OBJECTIVE: Restate the whole of the material. Keep every word, and drop the pictures.

PROVIDED DATA:
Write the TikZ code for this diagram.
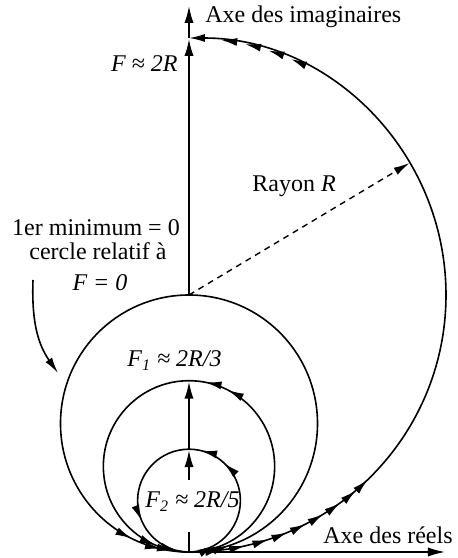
\documentclass[tikz,border=0pt]{standalone}
\usepackage{fontspec}
\setmainfont{Liberation Serif}
\usetikzlibrary{arrows.meta,positioning,decorations.markings}

\begin{document}
\begin{tikzpicture}[
    x=0.5pt, y=0.5pt,
    axis/.style={line width=1.3pt, -{Latex[length=9pt,width=4.6pt]}},
    curve/.style={line width=0.8pt},
    flow/.style={postaction={decorate, decoration={markings,
        mark=at position #1 with {\arrow{Latex[length=8pt,width=4pt]}}}}},
    lbl/.style={inner sep=0pt, font=\fontsize{12}{12}\selectfont}
]
\useasboundingbox (-189,-6) rectangle (268,552);

\coordinate (O) at (0,0);
\coordinate (top2R) at (0,514);
\coordinate (topF0) at (0,257);
\coordinate (topF1) at (0,171.3);
\coordinate (topF2) at (0,102.8);
\coordinate (imEnd) at (0,547);
\coordinate (reEnd) at (257,0);
\coordinate (gapLow) at (0,20);
\coordinate (gapHigh) at (0,72);
\coordinate (rim) at (220.5,389);
\coordinate (noteStart) at (-156,272);
\coordinate (noteEnd) at (-131,179);

% lieux de transfert
\draw[curve, flow=0.04, flow=0.07, flow=0.1, flow=0.125, flow=0.15, flow=0.175,
      flow=0.2, flow=0.225, flow=0.245, flow=0.87, flow=0.9, flow=0.93, flow=0.96,
      -{Latex[length=8pt,width=4pt]}]
    (O) arc[start angle=-90, end angle=90, radius=257];
\draw[curve, flow=0.05, flow=0.926, flow=0.965]
    (O) arc[start angle=-90, end angle=270, radius=128.5];
\draw[curve, flow=0.06, flow=0.425, flow=0.469, flow=0.936, flow=0.97]
    (O) arc[start angle=-90, end angle=270, radius=85.65];
\draw[curve, flow=0.08, flow=0.38, flow=0.462, flow=0.814, flow=0.962]
    (O) arc[start angle=-90, end angle=270, radius=51.4];

% axes
\draw[line width=1.3pt] (O) -- (gapLow);
\draw[axis] (gapHigh) -- (topF2);
\draw[axis] (topF2) -- (topF1);
\draw[axis] (topF0) -- (top2R);
\draw[axis] (top2R) -- (imEnd);
\draw[axis] (O) -- (reEnd);

\draw[line width=0.7pt, dash pattern=on 3pt off 2.5pt, -{Latex[length=8pt,width=4pt]}] (topF0) -- (rim);
\draw[curve, -{Latex[length=8pt,width=4pt]}] (noteStart) to[out=-92, in=125] (noteEnd);

\node[lbl, anchor=base west] (imLabel) at (16,529) {Axe des imaginaires};
\node[lbl, anchor=base west] (reLabel) at (134,9) {Axe des réels};
\node[lbl, anchor=base east] (twoR) at (-11,480) {\textit{F ≈ 2R}};
\node[lbl, anchor=base west] (rayon) at (63,360) {Rayon \textit{R}};
\node[lbl, anchor=base] (note1) at (-93,316) {1er minimum = 0};
\node[lbl, anchor=base] (note2) at (-91,292) {cercle relatif à};
\node[lbl, anchor=base] (note3) at (-89,261) {\textit{F = 0}};
\node[lbl, anchor=base west] (fOne) at (-62,185) {\textit{F\textsubscript{1} ≈ 2R/3}};
\node[lbl, anchor=base west] (fTwo) at (-44,44) {\textit{F\textsubscript{2} ≈ 2R/5}};
\end{tikzpicture}
\end{document}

SOLVED PROBLEM:
Write the TikZ code for this diagram.
\documentclass[tikz,border=0pt]{standalone}
\usepackage{fontspec}
\setmainfont{Liberation Serif}
\usetikzlibrary{arrows.meta,positioning,decorations.markings}

\begin{document}
\begin{tikzpicture}[
    x=0.5pt, y=0.5pt,
    axis/.style={line width=1.3pt, -{Latex[length=9pt,width=4.6pt]}},
    curve/.style={line width=0.8pt},
    flow/.style={postaction={decorate, decoration={markings,
        mark=at position #1 with {\arrow{Latex[length=8pt,width=4pt]}}}}},
    lbl/.style={inner sep=0pt, font=\fontsize{12}{12}\selectfont}
]
\useasboundingbox (-189,-6) rectangle (268,552);

\coordinate (O) at (0,0);
\coordinate (top2R) at (0,514);
\coordinate (topF0) at (0,257);
\coordinate (topF1) at (0,171.3);
\coordinate (topF2) at (0,102.8);
\coordinate (imEnd) at (0,547);
\coordinate (reEnd) at (257,0);
\coordinate (gapLow) at (0,20);
\coordinate (gapHigh) at (0,72);
\coordinate (rim) at (220.5,389);
\coordinate (noteStart) at (-156,272);
\coordinate (noteEnd) at (-131,179);

% lieux de transfert
\draw[curve, flow=0.04, flow=0.07, flow=0.1, flow=0.125, flow=0.15, flow=0.175,
      flow=0.2, flow=0.225, flow=0.245, flow=0.87, flow=0.9, flow=0.93, flow=0.96,
      -{Latex[length=8pt,width=4pt]}]
    (O) arc[start angle=-90, end angle=90, radius=257];
\draw[curve, flow=0.05, flow=0.926, flow=0.965]
    (O) arc[start angle=-90, end angle=270, radius=128.5];
\draw[curve, flow=0.06, flow=0.425, flow=0.469, flow=0.936, flow=0.97]
    (O) arc[start angle=-90, end angle=270, radius=85.65];
\draw[curve, flow=0.08, flow=0.38, flow=0.462, flow=0.814, flow=0.962]
    (O) arc[start angle=-90, end angle=270, radius=51.4];

% axes
\draw[line width=1.3pt] (O) -- (gapLow);
\draw[axis] (gapHigh) -- (topF2);
\draw[axis] (topF2) -- (topF1);
\draw[axis] (topF0) -- (top2R);
\draw[axis] (top2R) -- (imEnd);
\draw[axis] (O) -- (reEnd);

\draw[line width=0.7pt, dash pattern=on 3pt off 2.5pt, -{Latex[length=8pt,width=4pt]}] (topF0) -- (rim);
\draw[curve, -{Latex[length=8pt,width=4pt]}] (noteStart) to[out=-92, in=125] (noteEnd);

\node[lbl, anchor=base west] (imLabel) at (16,529) {Axe des imaginaires};
\node[lbl, anchor=base west] (reLabel) at (134,9) {Axe des réels};
\node[lbl, anchor=base east] (twoR) at (-11,480) {\textit{F ≈ 2R}};
\node[lbl, anchor=base west] (rayon) at (63,360) {Rayon \textit{R}};
\node[lbl, anchor=base] (note1) at (-93,316) {1er minimum = 0};
\node[lbl, anchor=base] (note2) at (-91,292) {cercle relatif à};
\node[lbl, anchor=base] (note3) at (-89,261) {\textit{F = 0}};
\node[lbl, anchor=base west] (fOne) at (-62,185) {\textit{F\textsubscript{1} ≈ 2R/3}};
\node[lbl, anchor=base west] (fTwo) at (-44,44) {\textit{F\textsubscript{2} ≈ 2R/5}};
\end{tikzpicture}
\end{document}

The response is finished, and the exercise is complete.